Sharon Lee came to Seattle in the 80’s from Philadelphia where she had become active as a teenager when Chinatown housing was threatened there with the expansion of downtown, a freeway and a convention center. One of the victories back then was that landlords could not raise the rent if they had housing violations (sound familiar?)

Sharon went on to college to focus on Urban Studies and for a Masters in Architecture and Urban Planning. When she arrived in Seattle, she went to work for “Uncle Bob” (Bob Santos) at Seattle Housing and later for the City Council. She ended up working for Frank Chopp at the Fremont Public Association. The group was not interested in managing housing despite recognizing the need and so the Low Income Housing Institute (LIHI) was formed in 1991 with Frank as a co-founder. Sharon was named Executive Director in 1994.

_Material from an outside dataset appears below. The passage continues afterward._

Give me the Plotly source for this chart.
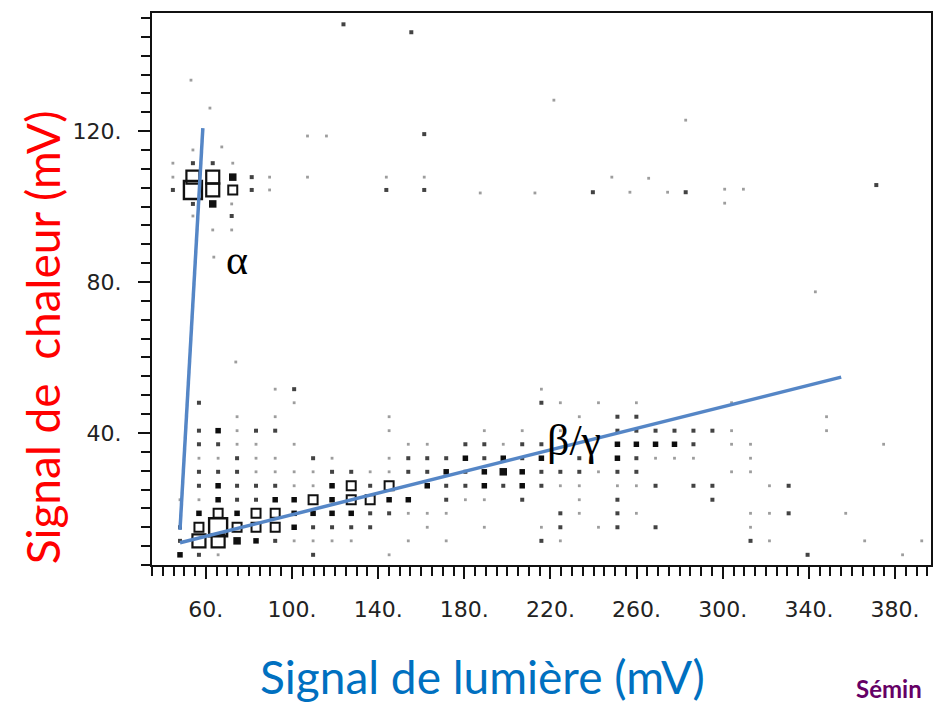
import plotly.graph_objects as go

# Histogram bin centres (light signal, mV) shared by the low-energy band
x_bins = [48.0, 56.8, 65.7, 74.5, 83.3, 92.2, 101.0, 109.8, 118.6, 127.5,
          136.3, 145.1, 154.0, 162.8, 171.6, 180.5, 189.3, 198.1, 206.9, 215.8,
          224.6, 233.4, 242.3, 251.1, 259.9, 268.8, 277.6, 286.4, 295.2, 304.1,
          312.9, 321.7, 330.6, 339.4, 348.2, 357.1, 365.9, 374.7, 383.5, 392.4]

# Heat-signal bin centres (mV) of the low band
y_rows = [7.7, 11.4, 15.0, 18.7, 22.3, 26.0, 29.7, 33.3, 37.0, 40.6, 44.3, 48.0, 51.6]

# Occupancy level per bin, row by row: {column index: level}
# 1 faint, 2 small dot, 3 bold dot, 4 filled box, 5/6/7 open boxes of growing size
low_band = [
    {0: 3, 1: 2, 2: 1, 7: 2, 11: 1, 33: 2, 38: 1},
    {0: 2, 1: 6, 2: 6, 3: 4, 4: 3, 5: 2, 6: 1, 7: 1, 8: 1, 9: 1, 12: 1, 14: 1,
     19: 2, 20: 1, 30: 2, 31: 1, 36: 1, 39: 1},
    {0: 2, 1: 5, 2: 7, 3: 5, 4: 5, 5: 5, 6: 3, 7: 2, 8: 2, 9: 2, 10: 2, 13: 1, 16: 1,
     19: 1, 20: 2, 22: 1, 23: 2, 25: 2, 30: 1},
    {1: 3, 2: 5, 3: 3, 4: 5, 5: 5, 6: 3, 7: 3, 8: 3, 9: 3, 10: 2, 11: 2, 12: 1, 13: 1,
     14: 1, 20: 2, 21: 1, 23: 2, 24: 1, 30: 1, 31: 1, 32: 2, 35: 1},
    {0: 1, 1: 1, 2: 3, 3: 2, 4: 2, 5: 3, 6: 3, 7: 5, 8: 3, 9: 5, 10: 5, 11: 3, 12: 3,
     14: 2, 15: 1, 16: 1, 18: 2, 21: 1, 23: 2, 28: 2},
    {1: 2, 2: 3, 3: 2, 4: 2, 5: 2, 6: 1, 7: 1, 8: 3, 9: 5, 10: 2, 11: 5, 13: 3, 14: 2,
     15: 2, 16: 3, 17: 2, 18: 3, 19: 2, 20: 1, 21: 1, 23: 1, 24: 1, 25: 2, 27: 2,
     28: 2, 31: 1, 32: 2},
    {1: 2, 2: 2, 3: 2, 4: 1, 5: 1, 6: 1, 7: 1, 8: 2, 9: 2, 10: 1, 11: 1, 12: 2, 13: 2,
     14: 3, 15: 2, 16: 3, 17: 4, 18: 3, 19: 2, 20: 2, 21: 2, 22: 1, 23: 2, 24: 2,
     29: 1, 30: 1},
    {1: 1, 2: 1, 3: 2, 4: 1, 5: 1, 7: 2, 8: 1, 11: 1, 12: 2, 13: 2, 14: 2, 15: 3,
     16: 2, 17: 3, 18: 2, 19: 3, 21: 2, 23: 3, 24: 2, 25: 1, 26: 1, 27: 1, 30: 1},
    {1: 2, 2: 2, 3: 1, 4: 1, 6: 1, 12: 1, 13: 1, 15: 2, 16: 2, 17: 1, 18: 2, 19: 2,
     23: 3, 24: 3, 25: 3, 26: 3, 27: 2, 29: 1, 30: 1, 37: 1},
    {1: 2, 2: 3, 3: 1, 4: 2, 5: 2, 11: 1, 16: 1, 18: 1, 20: 1, 23: 2, 24: 2, 25: 2,
     26: 2, 27: 2, 28: 2, 29: 1, 34: 1},
    {3: 1, 5: 1, 11: 1, 21: 1, 23: 2, 24: 2, 34: 1},
    {1: 2, 6: 1, 19: 2, 20: 1, 22: 1, 24: 1, 29: 1},
    {5: 1, 6: 2, 19: 1},
]

# Sparse events above the band, including the alpha group
up_x = [73.9, 63.7, 63.2, 72.0, 54.0, 72.0, 54.0, 63.2, 72.0,
        44.7, 54.0, 63.2, 72.5, 81.3, 89.6, 143.8, 161.4,
        44.7, 54.0, 63.2, 72.5, 81.3, 89.6, 107.2, 143.8, 161.4,
        44.7, 54.0, 63.2, 72.5, 54.0, 67.4, 107.2, 116.0, 161.4,
        61.9, 53.1, 123.9, 155.4, 221.6, 282.8, 187.4, 212.8, 239.7,
        248.5, 256.9, 265.6, 274.4, 282.8, 300.9, 309.6, 300.9, 371.3, 343.0]
up_y = [58.8, 86.6, 93.8, 93.8, 97.5, 97.5, 100.7, 100.7, 100.7,
        104.4, 104.4, 104.4, 104.4, 104.4, 104.4, 104.4, 104.4,
        107.8, 107.8, 107.8, 107.8, 107.8, 107.8, 107.8, 107.8, 107.8,
        111.5, 111.5, 111.5, 111.5, 115.0, 115.8, 118.7, 118.7, 119.2,
        126.1, 133.5, 148.3, 146.2, 128.2, 122.9, 103.6, 103.6, 103.8,
        107.8, 103.8, 107.5, 103.8, 103.8, 104.6, 104.6, 100.9, 105.7, 77.4]
up_level = [1, 1, 1, 1, 1, 2, 2, 4, 1,
            2, 7, 6, 5, 2, 1, 2, 2,
            1, 6, 6, 4, 2, 1, 1, 1, 1,
            1, 2, 2, 1, 1, 1, 1, 1, 2,
            1, 1, 2, 2, 1, 1, 1, 1, 2,
            1, 1, 1, 1, 2, 1, 1, 1, 2, 1]

# Guide lines drawn over the two populations
alpha_x = [48.0, 58.6]
alpha_y = [14.3, 120.8]
beta_x = [48.0, 355.0]
beta_y = [10.9, 54.8]

x_ticks = [60, 100, 140, 180, 220, 260, 300, 340, 380]
x_tick_text = ["60.", "100.", "140.", "180.", "220.", "260.", "300.", "340.", "380."]
y_ticks = [40, 80, 120]
y_tick_text = ["40.", "80.", "120."]

# Gather every event and its level
pts_x, pts_y, pts_l = [], [], []
for yv, row in zip(y_rows, low_band):
    for col, lev in row.items():
        pts_x.append(x_bins[col])
        pts_y.append(yv)
        pts_l.append(lev)
pts_x += up_x
pts_y += up_y
pts_l += up_level

styles = {
    1: dict(symbol="square", size=2.8, color="rgba(60,60,60,0.5)", lw=0),
    2: dict(symbol="square", size=4, color="rgba(20,20,20,0.8)", lw=0),
    3: dict(symbol="square", size=5.5, color="rgba(0,0,0,0.95)", lw=0),
    4: dict(symbol="square", size=7.5, color="#111111", lw=0),
    5: dict(symbol="square-open", size=9, color="#111111", lw=2.0),
    6: dict(symbol="square-open", size=13, color="#111111", lw=2.2),
    7: dict(symbol="square-open", size=18, color="#111111", lw=2.4),
}

fig = go.Figure()
for lev, st in styles.items():
    xs = [x for x, l in zip(pts_x, pts_l) if l == lev]
    ys = [y for y, l in zip(pts_y, pts_l) if l == lev]
    fig.add_trace(go.Scatter(
        x=xs, y=ys, mode="markers", showlegend=False, hoverinfo="skip",
        marker=dict(symbol=st["symbol"], size=st["size"], color=st["color"],
                    line=dict(width=st["lw"], color=st["color"])),
    ))

line_color = "#5586C6"
fig.add_trace(go.Scatter(x=alpha_x, y=alpha_y, mode="lines", showlegend=False,
                         line=dict(color=line_color, width=3.5)))
fig.add_trace(go.Scatter(x=beta_x, y=beta_y, mode="lines", showlegend=False,
                         line=dict(color=line_color, width=3.5)))

fig.add_annotation(x=74.4, y=85.8, text="α", showarrow=False,
                   font=dict(family="Liberation Serif", size=42, color="black"))
fig.add_annotation(x=230.9, y=38.1, text="β/γ", showarrow=False,
                   font=dict(family="Liberation Serif", size=44, color="black"))

fig.add_annotation(xref="paper", yref="paper", x=-0.1408, y=0.413,
                   xanchor="center", yanchor="middle",
                   text="Signal de  chaleur (mV)", textangle=-90, showarrow=False,
                   font=dict(family="Lato", size=46, color="#FF0000"))
fig.add_annotation(xref="paper", yref="paper", x=0.4238, y=-0.2024,
                   xanchor="center", yanchor="middle", borderpad=0,
                   text="Signal de lumière (mV)", showarrow=False,
                   font=dict(family="Lato", size=46, color="#0070C0"))
fig.add_annotation(xref="paper", yref="paper", x=0.9027, y=-0.2246,
                   xanchor="left", yanchor="middle", borderpad=0,
                   text="<b>Sémin</b>", showarrow=False,
                   font=dict(family="Lato", size=24, color="#660066"))

tick_font = dict(family="DejaVu Sans", size=22, color="#222222")
fig.update_xaxes(range=[35, 396.7], showgrid=False, zeroline=False,
                 showline=True, linecolor="#111111", linewidth=2, mirror=True,
                 ticks="outside", ticklen=12, tickwidth=2, tickcolor="#111111",
                 tickvals=x_ticks, ticktext=x_tick_text, tickfont=tick_font,
                 ticklabelstandoff=12,
                 minor=dict(tick0=0, dtick=5, ticks="outside", ticklen=9,
                            tickwidth=1.5, tickcolor="#111111"))
fig.update_yaxes(range=[5.0, 151.3], showgrid=False, zeroline=False,
                 showline=True, linecolor="#111111", linewidth=2, mirror=True,
                 ticks="outside", ticklen=12, tickwidth=2, tickcolor="#111111",
                 tickvals=y_ticks, ticktext=y_tick_text, tickfont=tick_font,
                 ticklabelstandoff=12,
                 minor=dict(tick0=0, dtick=5, ticks="outside", ticklen=9,
                            tickwidth=1.5, tickcolor="#111111"))

fig.update_layout(width=935, height=706, plot_bgcolor="white", paper_bgcolor="white",
                  margin=dict(l=152, r=2, t=13, b=141))

fig.write_html("out.html")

So, in just 25 years and numerous grants, this busy woman has guided LIHI to create 63 buildings with 1900 units of housing. We have two near us: the Ernestine Anderson Place and the new Abbey Lincoln Court, which is devoted to workforce housing. Lower rents allow lower paid city workers to both live and work in Seattle. The first family to move in was a young couple with an infant who had been living in one of the tiny houses. The names chosen for these two facilities are those of figures in the jazz world, recognizing the Jackson Street jazz history and a history of civil rights activism.

LIHI also owns and operates three Urban Rest Stops, where folks can shower and do their laundry. It is estimated that 60% of homeless persons work either full or part-time and the Rest Stops allow them to maintain basic personal cleanliness and clean outfits for work.

LIHI has also spearheaded the movement to build Tiny House Villages. Each structure costs about $2200 in lumber and supplies and they are indeed tiny, but they provide shelter off the ground and have that all-important door that locks, protecting personal belongings. We have an example on 22nd just north of Union, behind the Good Shepherd Lutheran Church.

A creative fundraising effort was developed between LIHI and Uncle Ike’s: 5 pre-rolled joints in a package designed to look like a Tiny House; a percentage of the profit goes directly to the Tiny House project. Designed to be a gift, it sells for $25. One bud-tender reports that sales are good and even better; many of the staff have enthusiastically decided to help build a tiny house! (Will send photo)

LIHI is working on projects in Olympia, Renton and next to Fire Station 39 on Lake City Way. Permits are being sought to build workforce housing in the Little Saigon area in the International District. Sharon is a woman with a critical mission; we can help by identifying possible building sites in the area and urging our churches to provide space for Tiny Houses or supplying temporary housing inside until more permanent housing can be found.